====== COLLECTED DATA ======

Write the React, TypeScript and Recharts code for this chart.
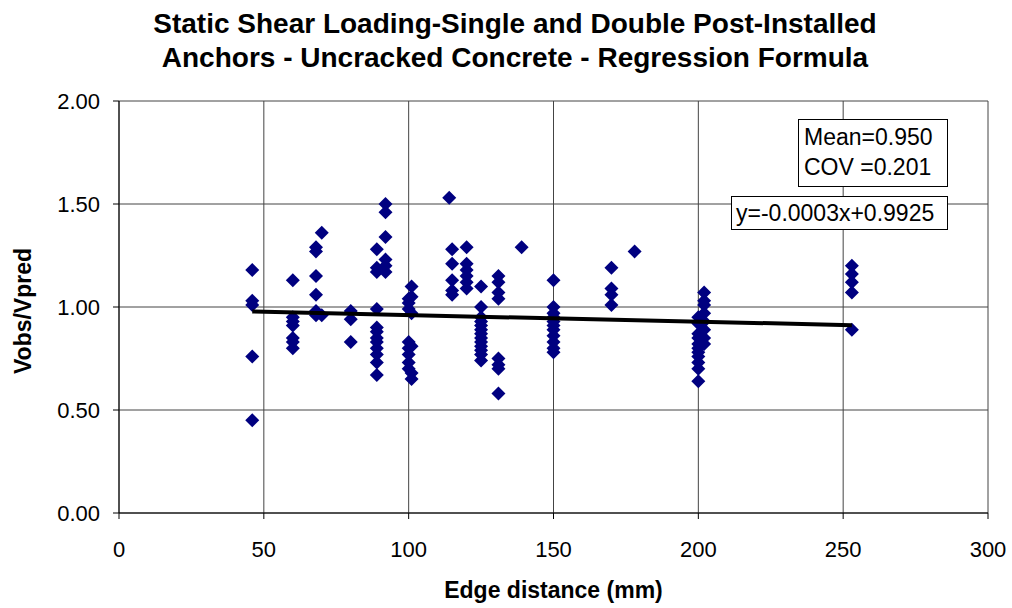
import React from 'react';
import { ScatterChart, Scatter, XAxis, YAxis, CartesianGrid } from 'recharts';

// edge distance (mm) for each column of test points
const edgeDistances = [46, 60, 68, 70, 80, 89, 92, 100, 101, 114, 115, 120, 125, 131, 139, 150, 170, 178, 200, 202, 253];

const ratios: number[][] = [
  [1.18, 1.03, 1.01, 0.76, 0.45],
  [1.13, 0.95, 0.93, 0.91, 0.85, 0.83, 0.80],
  [1.29, 1.27, 1.15, 1.06, 0.98, 0.96],
  [1.36, 0.96],
  [0.98, 0.94, 0.83],
  [1.28, 1.19, 1.17, 0.99, 0.90, 0.88, 0.85, 0.83, 0.80, 0.77, 0.73, 0.67],
  [1.50, 1.46, 1.34, 1.23, 1.20, 1.17],
  [1.04, 1.02, 0.99, 0.83, 0.80, 0.77, 0.73, 0.70],
  [1.10, 1.05, 0.97, 0.81, 0.68, 0.65],
  [1.53],
  [1.28, 1.21, 1.13, 1.08, 1.06],
  [1.29, 1.21, 1.18, 1.15, 1.12, 1.09],
  [1.10, 1.00, 0.95, 0.93, 0.91, 0.89, 0.87, 0.85, 0.83, 0.81, 0.79, 0.77, 0.74],
  [1.15, 1.12, 1.07, 1.04, 0.75, 0.72, 0.70, 0.58],
  [1.29],
  [1.13, 1.00, 0.97, 0.95, 0.93, 0.91, 0.89, 0.86, 0.83, 0.80, 0.78],
  [1.19, 1.09, 1.06, 1.01],
  [1.27],
  [0.95, 0.92, 0.87, 0.85, 0.82, 0.80, 0.78, 0.76, 0.73, 0.70, 0.64],
  [1.07, 1.03, 1.01, 0.97, 0.93, 0.89, 0.85, 0.82],
  [1.20, 1.16, 1.12, 1.07, 0.89],
];

// regression line end points
const trendX = [46, 253];
const trendY = [0.978, 0.912];

const xTicks = [0, 50, 100, 150, 200, 250, 300];
const yTicks = [0, 0.5, 1.0, 1.5, 2.0];

const points = edgeDistances.flatMap((x, i) => ratios[i].map((y) => ({ x, y })));
const trend = trendX.map((x, i) => ({ x, y: trendY[i] }));

const font = '"Liberation Sans", Arial, sans-serif';

const Diamond = (props: any) => {
  const { cx, cy } = props;
  const r = 7;
  return <polygon points={`${cx},${cy - r} ${cx + r},${cy} ${cx},${cy + r} ${cx - r},${cy}`} fill="#000080" />;
};

export default function App() {
  return (
    <div style={{ position: 'absolute', left: 0, top: 0, width: 1012, height: 608, background: '#fff', fontFamily: font }}>
      <ScatterChart width={1012} height={608} margin={{ top: 101, right: 24, bottom: 0, left: 0 }}>
        <CartesianGrid stroke="#444" strokeWidth={1} horizontal vertical />
        <XAxis
          type="number"
          dataKey="x"
          domain={[0, 300]}
          ticks={xTicks}
          height={95}
          axisLine={{ stroke: '#000' }}
          tickLine={{ stroke: '#000' }}
          tickSize={6}
          tickMargin={22}
          tick={{ fill: '#000', fontSize: 22, fontFamily: font }}
        />
        <YAxis
          type="number"
          dataKey="y"
          domain={[0, 2]}
          ticks={yTicks}
          width={119}
          axisLine={{ stroke: '#000' }}
          tickLine={{ stroke: '#000' }}
          tickSize={6}
          tickMargin={13}
          tickFormatter={(v: number) => v.toFixed(2)}
          tick={{ fill: '#000', fontSize: 22, fontFamily: font }}
        />
        <Scatter data={points} shape={Diamond} isAnimationActive={false} />
        <Scatter
          data={trend}
          line={{ stroke: '#000', strokeWidth: 4 }}
          shape={() => <g />}
          isAnimationActive={false}
        />
      </ScatterChart>

      <div style={{ position: 'absolute', left: 0, width: 1030, top: 7, textAlign: 'center', fontWeight: 'bold', fontSize: 28, lineHeight: '34px' }}>
        Static Shear Loading-Single and Double Post-Installed
        <br />
        Anchors - Uncracked Concrete - Regression Formula
      </div>

      <div style={{ position: 'absolute', left: 119, width: 869, top: 577, textAlign: 'center', fontWeight: 'bold', fontSize: 23 }}>
        Edge distance (mm)
      </div>

      <div
        style={{
          position: 'absolute', left: 23, top: 311, fontWeight: 'bold', fontSize: 23,
          transform: 'translate(-50%, -50%) rotate(-90deg)', whiteSpace: 'nowrap',
        }}
      >
        Vobs/Vpred
      </div>

      <div style={{ position: 'absolute', left: 798, top: 119, width: 150, height: 68, border: '1px solid #000', background: '#fff', fontSize: 23, lineHeight: '30px', padding: '2px 0 0 5px', boxSizing: 'border-box' }}>
        Mean=0.950
        <br />
        COV =0.201
      </div>

      <div style={{ position: 'absolute', left: 731, top: 196, width: 217, height: 34, border: '1px solid #000', background: '#fff', fontSize: 23, lineHeight: '32px', paddingLeft: 4, boxSizing: 'border-box', whiteSpace: 'nowrap' }}>
        y=-0.0003x+0.9925
      </div>
    </div>
  );
}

======

§ EXERCISE
All of the data needs repeating exactly, but the pictures do not.

§ EXPECTED ANSWER
Write the React, TypeScript and Recharts code for this chart.
import React from 'react';
import { ScatterChart, Scatter, XAxis, YAxis, CartesianGrid } from 'recharts';

// edge distance (mm) for each column of test points
const edgeDistances = [46, 60, 68, 70, 80, 89, 92, 100, 101, 114, 115, 120, 125, 131, 139, 150, 170, 178, 200, 202, 253];

const ratios: number[][] = [
  [1.18, 1.03, 1.01, 0.76, 0.45],
  [1.13, 0.95, 0.93, 0.91, 0.85, 0.83, 0.80],
  [1.29, 1.27, 1.15, 1.06, 0.98, 0.96],
  [1.36, 0.96],
  [0.98, 0.94, 0.83],
  [1.28, 1.19, 1.17, 0.99, 0.90, 0.88, 0.85, 0.83, 0.80, 0.77, 0.73, 0.67],
  [1.50, 1.46, 1.34, 1.23, 1.20, 1.17],
  [1.04, 1.02, 0.99, 0.83, 0.80, 0.77, 0.73, 0.70],
  [1.10, 1.05, 0.97, 0.81, 0.68, 0.65],
  [1.53],
  [1.28, 1.21, 1.13, 1.08, 1.06],
  [1.29, 1.21, 1.18, 1.15, 1.12, 1.09],
  [1.10, 1.00, 0.95, 0.93, 0.91, 0.89, 0.87, 0.85, 0.83, 0.81, 0.79, 0.77, 0.74],
  [1.15, 1.12, 1.07, 1.04, 0.75, 0.72, 0.70, 0.58],
  [1.29],
  [1.13, 1.00, 0.97, 0.95, 0.93, 0.91, 0.89, 0.86, 0.83, 0.80, 0.78],
  [1.19, 1.09, 1.06, 1.01],
  [1.27],
  [0.95, 0.92, 0.87, 0.85, 0.82, 0.80, 0.78, 0.76, 0.73, 0.70, 0.64],
  [1.07, 1.03, 1.01, 0.97, 0.93, 0.89, 0.85, 0.82],
  [1.20, 1.16, 1.12, 1.07, 0.89],
];

// regression line end points
const trendX = [46, 253];
const trendY = [0.978, 0.912];

const xTicks = [0, 50, 100, 150, 200, 250, 300];
const yTicks = [0, 0.5, 1.0, 1.5, 2.0];

const points = edgeDistances.flatMap((x, i) => ratios[i].map((y) => ({ x, y })));
const trend = trendX.map((x, i) => ({ x, y: trendY[i] }));

const font = '"Liberation Sans", Arial, sans-serif';

const Diamond = (props: any) => {
  const { cx, cy } = props;
  const r = 7;
  return <polygon points={`${cx},${cy - r} ${cx + r},${cy} ${cx},${cy + r} ${cx - r},${cy}`} fill="#000080" />;
};

export default function App() {
  return (
    <div style={{ position: 'absolute', left: 0, top: 0, width: 1012, height: 608, background: '#fff', fontFamily: font }}>
      <ScatterChart width={1012} height={608} margin={{ top: 101, right: 24, bottom: 0, left: 0 }}>
        <CartesianGrid stroke="#444" strokeWidth={1} horizontal vertical />
        <XAxis
          type="number"
          dataKey="x"
          domain={[0, 300]}
          ticks={xTicks}
          height={95}
          axisLine={{ stroke: '#000' }}
          tickLine={{ stroke: '#000' }}
          tickSize={6}
          tickMargin={22}
          tick={{ fill: '#000', fontSize: 22, fontFamily: font }}
        />
        <YAxis
          type="number"
          dataKey="y"
          domain={[0, 2]}
          ticks={yTicks}
          width={119}
          axisLine={{ stroke: '#000' }}
          tickLine={{ stroke: '#000' }}
          tickSize={6}
          tickMargin={13}
          tickFormatter={(v: number) => v.toFixed(2)}
          tick={{ fill: '#000', fontSize: 22, fontFamily: font }}
        />
        <Scatter data={points} shape={Diamond} isAnimationActive={false} />
        <Scatter
          data={trend}
          line={{ stroke: '#000', strokeWidth: 4 }}
          shape={() => <g />}
          isAnimationActive={false}
        />
      </ScatterChart>

      <div style={{ position: 'absolute', left: 0, width: 1030, top: 7, textAlign: 'center', fontWeight: 'bold', fontSize: 28, lineHeight: '34px' }}>
        Static Shear Loading-Single and Double Post-Installed
        <br />
        Anchors - Uncracked Concrete - Regression Formula
      </div>

      <div style={{ position: 'absolute', left: 119, width: 869, top: 577, textAlign: 'center', fontWeight: 'bold', fontSize: 23 }}>
        Edge distance (mm)
      </div>

      <div
        style={{
          position: 'absolute', left: 23, top: 311, fontWeight: 'bold', fontSize: 23,
          transform: 'translate(-50%, -50%) rotate(-90deg)', whiteSpace: 'nowrap',
        }}
      >
        Vobs/Vpred
      </div>

      <div style={{ position: 'absolute', left: 798, top: 119, width: 150, height: 68, border: '1px solid #000', background: '#fff', fontSize: 23, lineHeight: '30px', padding: '2px 0 0 5px', boxSizing: 'border-box' }}>
        Mean=0.950
        <br />
        COV =0.201
      </div>

      <div style={{ position: 'absolute', left: 731, top: 196, width: 217, height: 34, border: '1px solid #000', background: '#fff', fontSize: 23, lineHeight: '32px', paddingLeft: 4, boxSizing: 'border-box', whiteSpace: 'nowrap' }}>
        y=-0.0003x+0.9925
      </div>
    </div>
  );
}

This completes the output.